Am I nervous? Heck yes. Am I worried about being more alone there than I have been this year? Yes, I mean who would not be worried about being hundreds of miles away from friends and family. Am I afraid of living Bryan's life and not mine? TOTALLY.

It is hard to be the person moving to a place and a home that the other person has an established group of friends, their family and their way of life. I will of course be included...but it is scary.

It is hard to move where there will be very little room/time to make new friends that are my age and share in the interests that the circle of friends I will inherit will be interested in. It is very difficult to be a 24 something year old in a world of people who are married and have families...who do not like loud, bumpin' clubs, who worry about if their child is behaving the sitter or allowing Grandma to have a relaxing night, who have bed times to follow and must eat dinner by 6 or the world will crumble...(that's dramatic...but seriously...kid schedules are INSANE and rule everyone's world around them!)

It is difficult to be the only person floundering around trying to find what they want to do with their lives...teaching in MI was a bust and it will require more schooling in MO...everyone else in "our" group has a steady job and will not be changing anytime soon. I'm 24 I am supposed to have time "figure out life" and to do the best for me...But I feel this makes me look not only like a gold digger and lazy S.O.B. but like a failure...WHICH IS UNACCEPTABLE!

WHAT ARE THE POSITIVES? Well, despite the above long list of worries, complaints and whines, there are many great opportunities that will just take some time to get used to.

Although I am individual who hates change, almost to a debilitating level (I came home and cried because our landlord moved the furniture, moved our kitchen stuff, touched our bed spread and sprayed nasty old lady smelling chemicals...) I work very hard at embracing, accepting and working with change. I know sometimes change cannot be controlled...but this HUGE change in lifestyle and well, location is MY choice and no one else's...but somehow I am still stressed...so finding the positives is what is keeping me sane and ready to move...
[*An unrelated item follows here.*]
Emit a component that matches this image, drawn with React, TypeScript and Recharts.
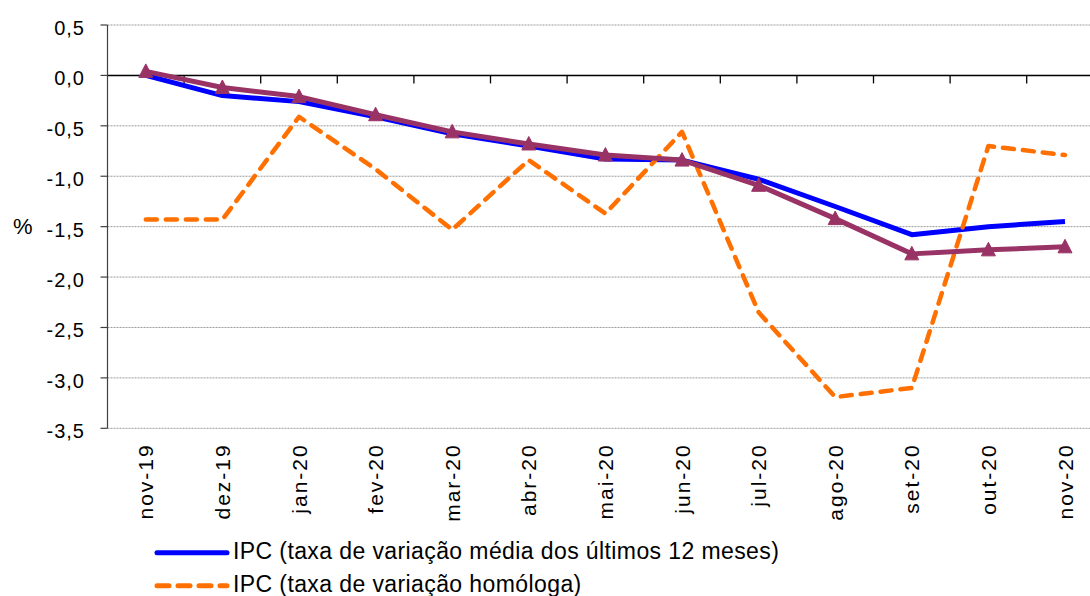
import React from 'react';
import { LineChart, Line, XAxis, YAxis, CartesianGrid, ReferenceLine, Legend } from 'recharts';

const categories = ['nov-19', 'dez-19', 'jan-20', 'fev-20', 'mar-20', 'abr-20', 'mai-20', 'jun-20', 'jul-20', 'ago-20', 'set-20', 'out-20', 'nov-20'];
const mediaDozeMeses = [0.0, -0.2, -0.26, -0.41, -0.58, -0.7, -0.83, -0.84, -1.03, -1.3, -1.58, -1.5, -1.45];
const homologa = [-1.43, -1.43, -0.41, -0.93, -1.53, -0.84, -1.37, -0.56, -2.35, -3.19, -3.1, -0.7, -0.79];
const terceiraSerie = [0.04, -0.12, -0.21, -0.39, -0.56, -0.68, -0.79, -0.84, -1.09, -1.42, -1.77, -1.73, -1.7];
const yTicks = [0.5, 0, -0.5, -1, -1.5, -2, -2.5, -3, -3.5];

const legendItems = [
  { name: 'IPC (taxa de variação média dos últimos 12 meses)', color: '#0000FF', dash: undefined as string | undefined },
  { name: 'IPC (taxa de variação homóloga)', color: '#FF7000', dash: '12 9' },
];

const data = categories.map((c, i) => ({
  cat: c,
  media: mediaDozeMeses[i],
  homologa: homologa[i],
  terceira: terceiraSerie[i],
}));

const FONT = '"Liberation Sans", Arial, sans-serif';

const XTick = (props: any) => {
  const { x, y, payload } = props;
  return (
    <text
      x={x}
      y={y}
      transform={`rotate(-90 ${x} ${y})`}
      textAnchor="end"
      dy="0.36em"
      fontSize={21}
      letterSpacing={2}
      fontFamily={FONT}
      fill="#000"
    >
      {payload.value}
    </text>
  );
};

const YTick = (props: any) => {
  const { x, y, payload } = props;
  return (
    <text x={x} y={y} dy={10} textAnchor="end" fontSize={20} letterSpacing={1} fontFamily={FONT} fill="#000">
      {Number(payload.value).toFixed(1).replace('.', ',')}
    </text>
  );
};

const ZeroLine = (props: any) => {
  const { x1, y1, x2 } = props;
  const n = categories.length;
  const step = (x2 - x1) / n;
  const marks = [];
  for (let k = 1; k < n; k++) {
    const xx = x1 + k * step;
    marks.push(<line key={k} x1={xx} x2={xx} y1={y1} y2={y1 + 8} stroke="#000" strokeWidth={1.3} />);
  }
  return (
    <g>
      <line x1={x1} x2={x2} y1={y1} y2={y1} stroke="#000" strokeWidth={1.5} />
      {marks}
    </g>
  );
};

const Triangle = (props: any) => {
  const { cx, cy, index } = props;
  if (cx == null || cy == null) return <g key={`t-${index}`} />;
  return (
    <path
      key={`t-${index}`}
      d={`M ${cx} ${cy - 7.5} L ${cx + 7} ${cy + 6} L ${cx - 7} ${cy + 6} Z`}
      fill="#993366"
      stroke="#993366"
      strokeWidth={1}
    />
  );
};

const LegendContent = () => (
  <svg width={1090} height={66} style={{ display: 'block' }}>
    {legendItems.map((it, i) => (
      <g key={it.name}>
        <line
          x1={157}
          x2={227}
          y1={22.7 + i * 33}
          y2={22.7 + i * 33}
          stroke={it.color}
          strokeWidth={5}
          strokeLinecap="round"
          strokeDasharray={it.dash}
        />
        <text x={233} y={29.3 + i * 33} fontSize={23} letterSpacing={0.4} fontFamily={FONT} fill="#000">
          {it.name}
        </text>
      </g>
    ))}
  </svg>
);

export default function App() {
  return (
    <div
      style={{
        position: 'fixed',
        left: 0,
        top: 0,
        width: 1090,
        height: 596,
        overflow: 'hidden',
        background: '#fff',
      }}
    >
      <LineChart
        width={1110}
        height={596}
        data={data}
        margin={{ top: 25, right: 6.7, left: 0, bottom: 67.7 }}
      >
        <CartesianGrid horizontal vertical={false} stroke="#9a9a9a" strokeDasharray="2 1" />
        <XAxis
          dataKey="cat"
          interval={0}
          height={100}
          padding={{ left: 38.3, right: 38.3 }}
          axisLine={false}
          tickLine={false}
          tickSize={6}
          tickMargin={9}
          tick={<XTick />}
        />
        <YAxis
          width={107.5}
          domain={[-3.5, 0.5]}
          ticks={yTicks}
          interval={0}
          allowDataOverflow
          axisLine={{ stroke: '#404040', strokeWidth: 1.2 }}
          tickLine={{ stroke: '#404040', strokeWidth: 1.2 }}
          tickSize={7}
          tickMargin={15.5}
          tick={<YTick />}
          label={{ value: '%', position: 'insideLeft', offset: 13, fontSize: 22, fill: '#000', fontFamily: FONT }}
        />
        <ReferenceLine y={0} shape={<ZeroLine />} />
        <Legend
          layout="horizontal"
          verticalAlign="middle"
          align="center"
          content={<LegendContent />}
          wrapperStyle={{ left: 0, top: 530, width: 1090, height: 66 }}
        />
        <Line
          name="IPC (taxa de variação média dos últimos 12 meses)"
          dataKey="media"
          type="linear"
          stroke="#0000FF"
          strokeWidth={5}
          strokeLinejoin="round"
          dot={false}
          activeDot={false}
          isAnimationActive={false}
        />
        <Line
          name="IPC (taxa de variação homóloga)"
          dataKey="homologa"
          type="linear"
          stroke="#FF7000"
          strokeWidth={4.5}
          strokeDasharray="11 9"
          strokeLinecap="round"
          strokeLinejoin="round"
          dot={false}
          activeDot={false}
          isAnimationActive={false}
        />
        <Line
          name="Série 3"
          dataKey="terceira"
          type="linear"
          stroke="#993366"
          strokeWidth={5}
          strokeLinejoin="round"
          dot={<Triangle />}
          activeDot={false}
          isAnimationActive={false}
        />
      </LineChart>
    </div>
  );
}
1. In such a crazy short time I have fallen head over heals for this guy (he has also fallen head over heels) who happens to be from the Show Me State. He has a fabulous job that can keep us in the STL or can move us all over the country year after year and he has no say in what happens (I hope the next project is the one in Hawaii...that'd be a great move!). Point being...if I still had a teaching job we could not stay in Michigan...because who's job should we follow..the unstable teacher or the stable Clayco job...I can teach most anywhere or make do with any stupid, piddly part-time job. I will move anywhere he does...because I know if roles were reversed he would do the same. We share so many interests and LOVE spending every minute we can together. I'd say it's worth moving anywhere and everywhere to be with the one person who completes you and accepts you.

2. It's an adventure to live somewhere else. Even though I have been there many, many, many times in the past 9 months it will still be new and different for me. There is only so much you can do when you're there for three days and the limited time is spent visiting everyone like: traveling to the farm, working on the farm, hangin' with friends, and maybe having time to paint and clean and prepare the house for a new life. although I have been there there's so much to still experience. So, I am excited to go there and have time to experience everything that there is! (and perhaps I will have a small dog to explore with!!! YAYYYY!) LOL

3. It will be fun to try to find a job or to figure out what I can do with a unusable teaching degree. Afterall, I've been applying for jobs for three months...so hopefully something will work out and come to be a reality! So although I DETEST the job hunt and just did it in MI...I kind of look forward to finding something in MO. I feel there are so many options and that I will FIND the one thing that is better than teaching...or equal to it!

4. I am excited to work on the house. The house is awesome. It is better than anything I could have imagined. It is cute and retro and ready to be loved (Bryan has failed to love it... he has only shown it like...LOL). It will be fabulous to create something that is ours and that is what we would like to live in. We want to have a place to live, love and grow and to entertain our friends and family. The backyard already has a dog fence that is perfect for the mini pet I will be allowed to get...SO that is all taken care of! ;) I love the feeling of accomplishment we get with our first time paint jobs and re-decorating of a room--we may not be awesome at it but we are learning and as we create and the end product will be amazing!

5. I look forward to the time that we get to spend with Bryan's good friends, Bryan's Family and the time we get to spend having my family and friends come over and see my new life outside of the watery mitten. I am excited to see what things we do with our friends and families and the other people that we pick up on the way!

There are so many worries that I have been struggling with the last two months...my hopes are that in the next 32 days (preferably earlier) that they go away or are more at peace...I am sure this is an impossible feat! It will be a bittersweet moment when we pack up what will remain at the condo, hop into our cars and start heading West to Missouri. There will be tears and probably a HUGE ball of worry and sadness but what will lie ahead on I-70 is a great adventure!